NLRB Finalizes Quickie Election Rules
Earlier today, the National Labor Relations Board officially announced its “final rule” amending the current union election procedures. The new procedures will be published in the Federal Register on December 15, and will take effect roughly three months from now, on April 14, 2015.
According to the Board, the old election procedures are being changed to “modernize and streamline” the process for resolving representation disputes. Contrast that statement with the comments of former Board Member Brian Hayes, who at the time the new rules were first proposed several years ago, immediately and very publicly announced that the new rules were an obvious and politically motivated attempt to help organized labor.
The net result of the new rules are dramatic restrictions on employer rights during organizing campaigns that simultaneously enhance the likelihood of a union win. For example, the current rules typically result in elections being conducted roughly six weeks after a union files a petition with the Board. The new rules are projected to cut that time in half.
Why is that significant? Historical election data unequivocally indicates that the faster the time period between the filing of a representation petition and the actual secret ballot vote, the more likely it is that unions win the election. This is not surprising. Employers who have more time to discuss with employees the potential disadvantages of union representation are far more likely to persuade employees to remain union-free.

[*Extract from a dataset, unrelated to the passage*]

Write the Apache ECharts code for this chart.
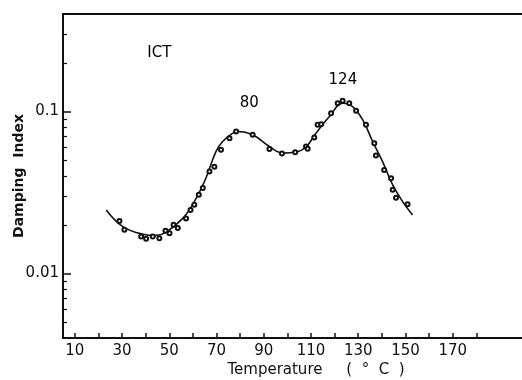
<!DOCTYPE html>
<html><head><meta charset="utf-8">
<script src="https://cdn.jsdelivr.net/npm/echarts@6/dist/echarts.min.js"></script>
<style>html,body{margin:0;padding:0;background:#fff;overflow:hidden}#c{width:522px;height:380px}</style>
</head><body><div id="c"></div>
<script>
// fitted curve (temperature °C, damping index)
const curveT = [23.3, 30.3, 38.8, 44.4, 48.7, 55.7, 59.9, 64.9, 69.8, 72.6, 76.9, 79.0, 85.3, 92.4, 98.0, 103.7, 107.9, 112.1, 117.8, 123.4, 127.6, 131.9, 136.1, 140.3, 144.6, 148.8, 153.0];
const curveD = [0.0247, 0.0195, 0.0175, 0.0172, 0.0180, 0.0219, 0.0266, 0.0370, 0.0567, 0.0653, 0.0735, 0.0753, 0.0718, 0.0608, 0.0554, 0.0562, 0.0604, 0.0735, 0.0931, 0.1125, 0.1074, 0.0889, 0.0653, 0.0491, 0.0353, 0.0278, 0.0230];
// measured points
const pointT = [28.9, 31.0, 38.1, 40.2, 43.0, 45.8, 48.4, 50.1, 51.8, 53.6, 57.1, 59.0, 60.6, 62.5, 64.2, 67.0, 69.1, 71.9, 75.5, 78.3, 85.3, 92.4, 97.7, 103.3, 107.9, 108.6, 111.4, 112.8, 114.3, 118.5, 121.3, 123.4, 126.2, 129.1, 133.3, 136.8, 137.5, 141.0, 143.9, 144.6, 146.0, 150.9];
const pointD = [0.0211, 0.0186, 0.0169, 0.0164, 0.0169, 0.0165, 0.0184, 0.0177, 0.0200, 0.0191, 0.0219, 0.0247, 0.0266, 0.0306, 0.0337, 0.0426, 0.0457, 0.0581, 0.0684, 0.0753, 0.0718, 0.0587, 0.0550, 0.0560, 0.0608, 0.0589, 0.0692, 0.0828, 0.0835, 0.0977, 0.1125, 0.1164, 0.1125, 0.1010, 0.0828, 0.0637, 0.0535, 0.0436, 0.0387, 0.0329, 0.0294, 0.0268];
// axis ticks and labels
const xTicks = [10, 20, 30, 40, 50, 60, 70, 80, 90, 100, 110, 120, 130, 140, 150, 160, 170, 180];
const xLabels = [10, 30, 50, 70, 90, 110, 130, 150, 170];
const yMajor = [0.01, 0.1];
const yMinor = [0.005, 0.006, 0.007, 0.008, 0.009, 0.02, 0.03, 0.04, 0.05, 0.06, 0.07, 0.08, 0.09, 0.2, 0.3];
// annotations
const noteText = ['ICT', '80', '124'];
const noteT = [45.8, 83.9, 123.5];
const noteD = [0.2296, 0.112, 0.156];

const FONT = 'DejaVu Sans';
const INK = '#111';
const chart = echarts.init(document.getElementById('c'), null, {renderer: 'canvas'});
const yBase = {
  type: 'log', logBase: 10, min: 0.004, max: 0.4, position: 'left',
  splitLine: {show: false}, minorTick: {show: false}
};
chart.setOption({
  animation: false,
  backgroundColor: '#fff',
  grid: {left: 63, width: 470, top: 14, bottom: 42, outerBoundsMode: 'none', containLabel: false,
         show: true, borderColor: INK, borderWidth: 2},
  xAxis: {
    type: 'value', min: 5, max: 204,
    name: 'Temperature     (  \u00b0  C  )', nameLocation: 'middle', nameGap: 25, nameMoveOverlap: false,
    nameTextStyle: {fontFamily: FONT, fontSize: 15, color: INK, padding: [0, 0, 0, 36]},
    axisLine: {lineStyle: {color: INK, width: 2}},
    axisTick: {inside: true, length: 5, lineStyle: {color: INK, width: 1.5}, customValues: xTicks},
    axisLabel: {fontFamily: FONT, fontSize: 15, color: INK, margin: 6, customValues: xLabels},
    splitLine: {show: false}
  },
  yAxis: [
    Object.assign({}, yBase, {
      name: 'Damping  Index', nameLocation: 'middle', nameGap: 37, nameRotate: 90, nameMoveOverlap: false,
      nameTextStyle: {fontFamily: FONT, fontSize: 14, fontWeight: 'bold', color: INK},
      axisLine: {lineStyle: {color: INK, width: 2}},
      axisTick: {inside: true, length: 8, lineStyle: {color: INK, width: 1.5}, customValues: yMajor},
      axisLabel: {fontFamily: FONT, fontSize: 15, color: INK, margin: 4, customValues: yMajor}
    }),
    Object.assign({}, yBase, {
      axisLine: {show: false},
      axisTick: {inside: true, length: 4, lineStyle: {color: INK, width: 1.2}, customValues: yMinor},
      axisLabel: {show: false}
    })
  ],
  series: [
    {
      type: 'line', smooth: 0.4, showSymbol: false, yAxisIndex: 0,
      data: curveT.map((t, i) => [t, curveD[i]]),
      lineStyle: {color: INK, width: 1.6}, z: 3
    },
    {
      type: 'scatter', yAxisIndex: 0,
      data: pointT.map((t, i) => [t, pointD[i]]),
      symbol: 'emptyCircle', symbolSize: 4,
      itemStyle: {color: INK, borderColor: INK, borderWidth: 1, opacity: 1}, z: 4
    },
    {
      type: 'scatter', yAxisIndex: 0, silent: true,
      data: noteT.map((t, i) => ({name: noteText[i], value: [t, noteD[i]]})),
      symbol: 'circle', symbolSize: 0, itemStyle: {color: '#fff', opacity: 1},
      label: {show: true, position: 'inside', formatter: p => p.name, fontFamily: FONT,
              fontSize: 15, color: '#000', opacity: 1, textBorderWidth: 0},
      z: 5
    }
  ]
});
</script></body></html>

Another practical impact of the new rules is the expected impairment of an employer’s ability to resolve questions of supervisory status during the critical pre-election period. Supervisors are not eligible for union representation, and cannot vote in elections, but they are often primary employer spokespersons during organizing campaigns. The ability to clarify supervisory status, as that term is defined by the National Labor Relations Act, helps shape an employer’s campaign strategies.
For example, consider working foremen. They are often quasi-supervisors who may or may not satisfy the NLRB’s definition of supervisory status. If they are deemed supervisors, they can be counted on by employers to help support their union-free strategies. However, they may not legally attend union meetings, and their speech is constrained by the National Labor Relations Act. Conversely, if foreman are not statutory supervisors, they are free to attend union meetings and have almost no restrictions on their speech or the union-related questions they may ask of co-workers.

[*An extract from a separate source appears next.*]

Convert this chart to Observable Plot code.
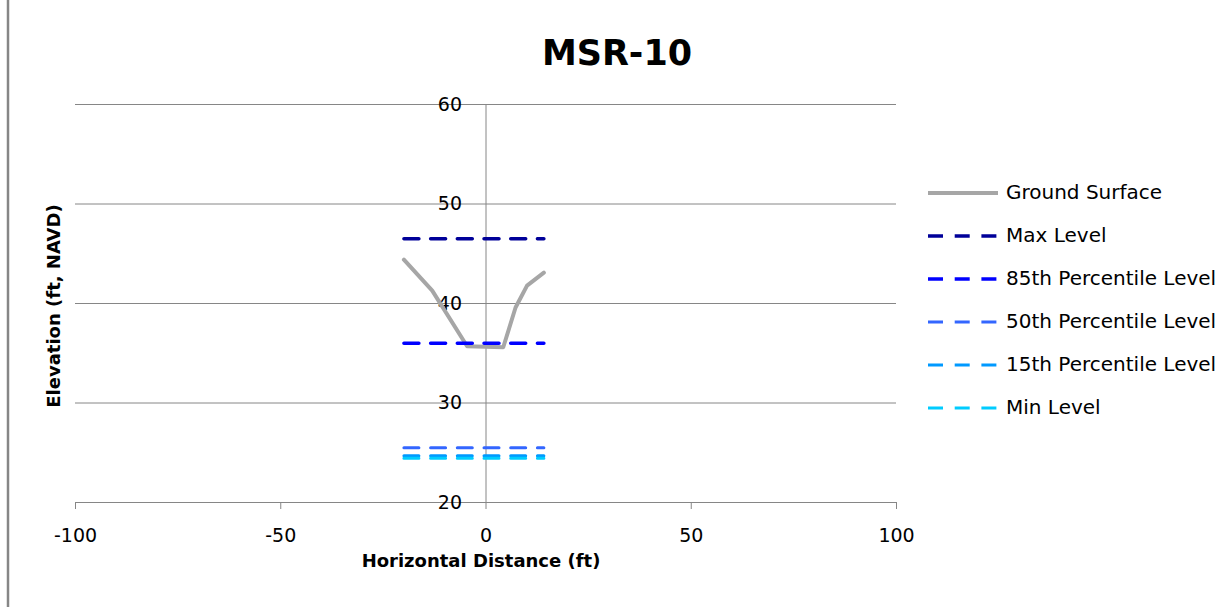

Without clarity on whether a particular group or classification of employees are statutory supervisors, employers will be uncertain as to who they can count on to carry the employers’ message to voting employees. That uncertainty will undermine communication plans, and likely increase unfair labor practice charges based on conduct of employees who are in the gray area.

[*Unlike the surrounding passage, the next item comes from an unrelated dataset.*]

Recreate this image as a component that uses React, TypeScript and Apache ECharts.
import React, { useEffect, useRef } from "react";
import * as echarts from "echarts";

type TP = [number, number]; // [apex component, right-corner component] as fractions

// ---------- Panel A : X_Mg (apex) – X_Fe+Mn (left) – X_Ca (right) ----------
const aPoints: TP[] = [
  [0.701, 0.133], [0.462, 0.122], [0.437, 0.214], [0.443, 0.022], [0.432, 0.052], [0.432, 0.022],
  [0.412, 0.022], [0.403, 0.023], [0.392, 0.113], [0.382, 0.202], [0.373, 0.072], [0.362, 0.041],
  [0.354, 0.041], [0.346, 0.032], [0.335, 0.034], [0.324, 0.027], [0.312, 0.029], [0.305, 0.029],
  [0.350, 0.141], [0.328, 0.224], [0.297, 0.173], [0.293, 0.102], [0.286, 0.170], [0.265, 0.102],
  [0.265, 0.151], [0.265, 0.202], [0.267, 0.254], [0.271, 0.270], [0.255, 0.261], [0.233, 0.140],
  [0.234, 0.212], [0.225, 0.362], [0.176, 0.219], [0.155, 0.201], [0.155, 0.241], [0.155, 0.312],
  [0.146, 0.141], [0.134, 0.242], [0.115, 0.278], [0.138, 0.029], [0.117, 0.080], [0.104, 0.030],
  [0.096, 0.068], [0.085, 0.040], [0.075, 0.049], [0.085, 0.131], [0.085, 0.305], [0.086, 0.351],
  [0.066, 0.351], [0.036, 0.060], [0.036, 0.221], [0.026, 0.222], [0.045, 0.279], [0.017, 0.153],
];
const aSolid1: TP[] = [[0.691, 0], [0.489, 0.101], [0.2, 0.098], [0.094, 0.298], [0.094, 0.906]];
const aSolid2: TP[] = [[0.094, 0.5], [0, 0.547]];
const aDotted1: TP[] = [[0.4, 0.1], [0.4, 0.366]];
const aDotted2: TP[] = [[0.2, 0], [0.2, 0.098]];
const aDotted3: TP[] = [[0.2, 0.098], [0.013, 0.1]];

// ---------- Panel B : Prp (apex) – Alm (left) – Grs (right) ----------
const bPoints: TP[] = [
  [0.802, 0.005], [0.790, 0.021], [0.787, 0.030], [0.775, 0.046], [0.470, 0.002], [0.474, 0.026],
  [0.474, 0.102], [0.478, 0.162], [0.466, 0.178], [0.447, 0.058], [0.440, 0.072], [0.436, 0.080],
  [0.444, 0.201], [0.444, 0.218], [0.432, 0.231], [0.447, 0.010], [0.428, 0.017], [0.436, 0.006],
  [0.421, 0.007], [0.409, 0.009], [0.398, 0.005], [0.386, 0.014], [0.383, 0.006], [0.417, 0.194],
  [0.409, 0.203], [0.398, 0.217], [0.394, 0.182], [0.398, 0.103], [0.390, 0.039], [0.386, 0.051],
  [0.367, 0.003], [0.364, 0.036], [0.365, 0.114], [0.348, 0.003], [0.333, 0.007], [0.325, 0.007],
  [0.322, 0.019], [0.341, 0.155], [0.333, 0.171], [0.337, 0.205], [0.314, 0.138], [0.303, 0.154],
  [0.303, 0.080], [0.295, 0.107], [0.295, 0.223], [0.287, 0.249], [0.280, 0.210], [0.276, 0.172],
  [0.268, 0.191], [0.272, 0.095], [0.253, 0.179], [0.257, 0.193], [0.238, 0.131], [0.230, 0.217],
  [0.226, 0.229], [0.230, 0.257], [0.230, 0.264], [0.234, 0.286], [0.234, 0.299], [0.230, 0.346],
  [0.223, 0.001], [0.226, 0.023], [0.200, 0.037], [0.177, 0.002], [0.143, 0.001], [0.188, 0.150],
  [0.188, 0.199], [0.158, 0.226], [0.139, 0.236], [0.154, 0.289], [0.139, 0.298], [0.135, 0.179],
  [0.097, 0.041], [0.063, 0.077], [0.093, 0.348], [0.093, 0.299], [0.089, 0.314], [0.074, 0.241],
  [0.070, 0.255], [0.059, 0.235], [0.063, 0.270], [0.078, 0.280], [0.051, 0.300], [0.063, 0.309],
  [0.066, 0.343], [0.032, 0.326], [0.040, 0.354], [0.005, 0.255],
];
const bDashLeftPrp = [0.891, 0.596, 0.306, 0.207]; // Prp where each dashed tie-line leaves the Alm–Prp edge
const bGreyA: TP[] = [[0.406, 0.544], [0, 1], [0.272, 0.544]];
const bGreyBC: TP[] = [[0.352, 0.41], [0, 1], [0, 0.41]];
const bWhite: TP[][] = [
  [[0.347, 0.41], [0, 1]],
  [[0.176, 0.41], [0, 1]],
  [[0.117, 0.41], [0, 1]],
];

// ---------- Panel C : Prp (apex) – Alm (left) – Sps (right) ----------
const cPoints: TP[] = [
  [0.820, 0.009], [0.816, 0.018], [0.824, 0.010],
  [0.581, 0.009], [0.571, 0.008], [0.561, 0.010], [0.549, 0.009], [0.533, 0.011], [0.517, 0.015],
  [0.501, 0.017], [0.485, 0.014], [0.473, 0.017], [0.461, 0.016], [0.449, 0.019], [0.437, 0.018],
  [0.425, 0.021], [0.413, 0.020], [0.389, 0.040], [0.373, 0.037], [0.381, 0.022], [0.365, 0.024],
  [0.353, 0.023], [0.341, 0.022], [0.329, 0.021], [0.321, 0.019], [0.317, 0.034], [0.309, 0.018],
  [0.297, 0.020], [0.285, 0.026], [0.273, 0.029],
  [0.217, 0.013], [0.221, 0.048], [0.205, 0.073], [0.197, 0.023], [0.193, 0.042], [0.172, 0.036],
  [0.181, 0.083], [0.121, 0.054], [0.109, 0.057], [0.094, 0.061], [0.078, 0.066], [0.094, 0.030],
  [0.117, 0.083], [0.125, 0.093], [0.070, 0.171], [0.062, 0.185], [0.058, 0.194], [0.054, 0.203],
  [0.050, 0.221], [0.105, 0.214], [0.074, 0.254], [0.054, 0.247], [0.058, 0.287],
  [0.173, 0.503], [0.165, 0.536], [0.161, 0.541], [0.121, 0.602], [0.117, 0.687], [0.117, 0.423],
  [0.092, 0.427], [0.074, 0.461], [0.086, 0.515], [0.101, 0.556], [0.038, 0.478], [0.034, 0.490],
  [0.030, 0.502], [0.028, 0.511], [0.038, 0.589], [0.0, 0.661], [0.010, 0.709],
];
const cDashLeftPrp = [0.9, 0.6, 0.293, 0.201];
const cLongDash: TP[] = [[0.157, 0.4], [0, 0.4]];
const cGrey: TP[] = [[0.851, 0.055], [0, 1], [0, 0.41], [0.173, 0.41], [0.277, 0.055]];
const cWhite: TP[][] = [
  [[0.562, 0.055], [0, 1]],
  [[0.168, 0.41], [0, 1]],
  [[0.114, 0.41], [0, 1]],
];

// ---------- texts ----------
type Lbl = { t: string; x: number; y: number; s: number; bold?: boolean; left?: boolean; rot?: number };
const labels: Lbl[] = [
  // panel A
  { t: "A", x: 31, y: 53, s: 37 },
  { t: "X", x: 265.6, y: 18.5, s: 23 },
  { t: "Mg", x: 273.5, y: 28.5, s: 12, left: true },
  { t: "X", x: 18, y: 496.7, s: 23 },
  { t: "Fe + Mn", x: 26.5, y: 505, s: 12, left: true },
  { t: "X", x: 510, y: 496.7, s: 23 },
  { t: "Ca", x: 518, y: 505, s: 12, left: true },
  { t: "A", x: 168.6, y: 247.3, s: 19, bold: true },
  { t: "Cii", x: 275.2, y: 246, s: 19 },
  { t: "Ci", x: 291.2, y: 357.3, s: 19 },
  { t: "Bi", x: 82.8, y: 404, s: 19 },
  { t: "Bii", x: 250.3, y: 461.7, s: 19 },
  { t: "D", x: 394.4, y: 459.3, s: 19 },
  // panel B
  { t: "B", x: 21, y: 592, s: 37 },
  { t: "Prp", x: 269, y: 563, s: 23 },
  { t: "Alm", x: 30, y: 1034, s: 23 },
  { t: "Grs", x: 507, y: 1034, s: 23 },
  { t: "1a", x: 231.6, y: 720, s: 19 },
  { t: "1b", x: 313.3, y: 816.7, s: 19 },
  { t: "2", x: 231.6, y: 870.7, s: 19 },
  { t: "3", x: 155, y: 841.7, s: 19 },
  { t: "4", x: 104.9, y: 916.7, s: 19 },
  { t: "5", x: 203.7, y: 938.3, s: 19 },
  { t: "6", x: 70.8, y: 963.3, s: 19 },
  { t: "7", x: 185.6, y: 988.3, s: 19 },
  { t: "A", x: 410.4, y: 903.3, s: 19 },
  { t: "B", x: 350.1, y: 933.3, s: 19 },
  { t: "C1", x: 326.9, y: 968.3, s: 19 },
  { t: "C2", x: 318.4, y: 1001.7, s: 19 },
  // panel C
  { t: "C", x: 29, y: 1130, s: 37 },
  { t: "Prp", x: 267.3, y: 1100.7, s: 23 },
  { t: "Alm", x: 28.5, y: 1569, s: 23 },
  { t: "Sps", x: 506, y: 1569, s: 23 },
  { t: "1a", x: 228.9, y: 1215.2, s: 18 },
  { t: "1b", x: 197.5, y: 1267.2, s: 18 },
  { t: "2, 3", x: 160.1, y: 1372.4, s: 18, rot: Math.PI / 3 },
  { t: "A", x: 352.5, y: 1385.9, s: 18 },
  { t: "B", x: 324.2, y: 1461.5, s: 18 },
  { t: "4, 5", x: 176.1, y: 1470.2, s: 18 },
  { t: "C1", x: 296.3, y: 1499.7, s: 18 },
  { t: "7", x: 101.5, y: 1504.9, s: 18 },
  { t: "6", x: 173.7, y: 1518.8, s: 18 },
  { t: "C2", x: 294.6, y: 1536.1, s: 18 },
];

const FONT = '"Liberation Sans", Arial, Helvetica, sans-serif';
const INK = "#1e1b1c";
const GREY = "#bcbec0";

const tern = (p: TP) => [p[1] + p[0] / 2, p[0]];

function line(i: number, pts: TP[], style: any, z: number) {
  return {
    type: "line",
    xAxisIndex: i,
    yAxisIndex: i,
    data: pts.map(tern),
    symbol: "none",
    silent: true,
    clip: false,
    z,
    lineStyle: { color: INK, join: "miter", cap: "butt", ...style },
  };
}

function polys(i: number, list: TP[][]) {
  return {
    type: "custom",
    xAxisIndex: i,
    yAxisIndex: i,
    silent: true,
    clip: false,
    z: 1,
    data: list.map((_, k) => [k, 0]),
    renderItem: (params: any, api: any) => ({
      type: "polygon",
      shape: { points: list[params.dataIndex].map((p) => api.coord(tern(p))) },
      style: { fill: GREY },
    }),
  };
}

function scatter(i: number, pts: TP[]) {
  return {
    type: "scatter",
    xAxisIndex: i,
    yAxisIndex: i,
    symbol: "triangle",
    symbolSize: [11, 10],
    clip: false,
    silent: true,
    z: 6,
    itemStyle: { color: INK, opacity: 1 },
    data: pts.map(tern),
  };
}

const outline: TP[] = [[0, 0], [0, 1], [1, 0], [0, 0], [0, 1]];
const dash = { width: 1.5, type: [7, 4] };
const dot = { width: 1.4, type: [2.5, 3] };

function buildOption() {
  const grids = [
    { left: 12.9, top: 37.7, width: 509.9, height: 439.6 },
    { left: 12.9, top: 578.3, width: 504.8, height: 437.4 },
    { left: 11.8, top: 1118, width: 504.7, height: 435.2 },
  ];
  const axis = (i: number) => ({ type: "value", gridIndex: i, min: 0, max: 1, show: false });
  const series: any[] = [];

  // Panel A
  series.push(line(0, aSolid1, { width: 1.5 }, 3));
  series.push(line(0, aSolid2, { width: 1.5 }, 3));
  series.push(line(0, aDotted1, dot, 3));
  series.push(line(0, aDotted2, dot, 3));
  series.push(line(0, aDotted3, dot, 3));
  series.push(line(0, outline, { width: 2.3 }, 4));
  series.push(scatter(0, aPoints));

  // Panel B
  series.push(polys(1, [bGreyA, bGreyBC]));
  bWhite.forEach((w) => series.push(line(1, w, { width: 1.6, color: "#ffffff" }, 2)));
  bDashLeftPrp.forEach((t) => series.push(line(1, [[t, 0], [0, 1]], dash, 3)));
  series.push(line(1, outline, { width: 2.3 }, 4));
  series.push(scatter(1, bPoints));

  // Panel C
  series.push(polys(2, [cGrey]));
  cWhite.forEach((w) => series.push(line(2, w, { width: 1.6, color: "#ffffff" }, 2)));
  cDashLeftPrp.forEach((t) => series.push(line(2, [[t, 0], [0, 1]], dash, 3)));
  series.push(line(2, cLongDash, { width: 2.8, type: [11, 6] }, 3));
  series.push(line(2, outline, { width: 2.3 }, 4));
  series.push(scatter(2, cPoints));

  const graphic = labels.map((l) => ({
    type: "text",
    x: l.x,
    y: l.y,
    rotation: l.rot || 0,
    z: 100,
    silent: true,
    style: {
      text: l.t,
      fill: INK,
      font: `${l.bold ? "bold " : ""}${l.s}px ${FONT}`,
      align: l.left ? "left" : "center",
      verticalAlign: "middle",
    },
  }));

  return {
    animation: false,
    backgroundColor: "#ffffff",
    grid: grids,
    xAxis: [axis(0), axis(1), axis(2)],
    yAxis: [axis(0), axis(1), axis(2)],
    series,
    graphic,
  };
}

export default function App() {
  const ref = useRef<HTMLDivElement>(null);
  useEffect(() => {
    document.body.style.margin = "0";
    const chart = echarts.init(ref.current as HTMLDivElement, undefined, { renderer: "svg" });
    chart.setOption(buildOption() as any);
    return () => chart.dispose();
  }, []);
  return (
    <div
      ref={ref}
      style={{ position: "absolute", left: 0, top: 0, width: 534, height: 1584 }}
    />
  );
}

The new rules also expand the types of confidential employee information that employers must disclose to unions during organizing drives. Under the old rules, employers were required to disclose only employee names and home addresses. The new rules require disclosure of employee telephone numbers, and email addresses (if available to the employer).
Absent some type of injunctive relief through litigation, employers must adapt to the new rules on or before April 15, 2014. Those interested in proactive measures should focus their immediate efforts in two primary areas: (1) supervisory communication, and (2) policies and other readily available written communication.
In the communication area, supervisors and managers should be briefed on the legal restrictions that apply during organizing drives. More importantly, they need to understand how organizing drives work, and how to recognize early warning signs.
In the area of policies and procedures, employers should shore up the following items:
- Solicitation, distribution and posting policies;
- No loitering policies;
- Job posting policies;
- Grievance procedures;
- Lay-off and recall procedures; and
- Progressive discipline standards.
Finally, employers should develop a “rapid response plan” emphasizing the following potential time-sensitive needs in the event of unexpected organizing activity:
- Defining who will likely be deemed a supervisor under the Board’s statutory definition;
- Clarifying restrictions on access to private property;
- Preparing management staff educational materials addressing the legal dos and don’ts during organizing drives;
- Preparing employee educational materials explaining the company’s position on union representation, and the practical significance of signing an authorization card; and
- Determining who among the leadership team will be empowered to make time sensitive decisions, and gather the necessary informational and legal support, to respond to a very quick election.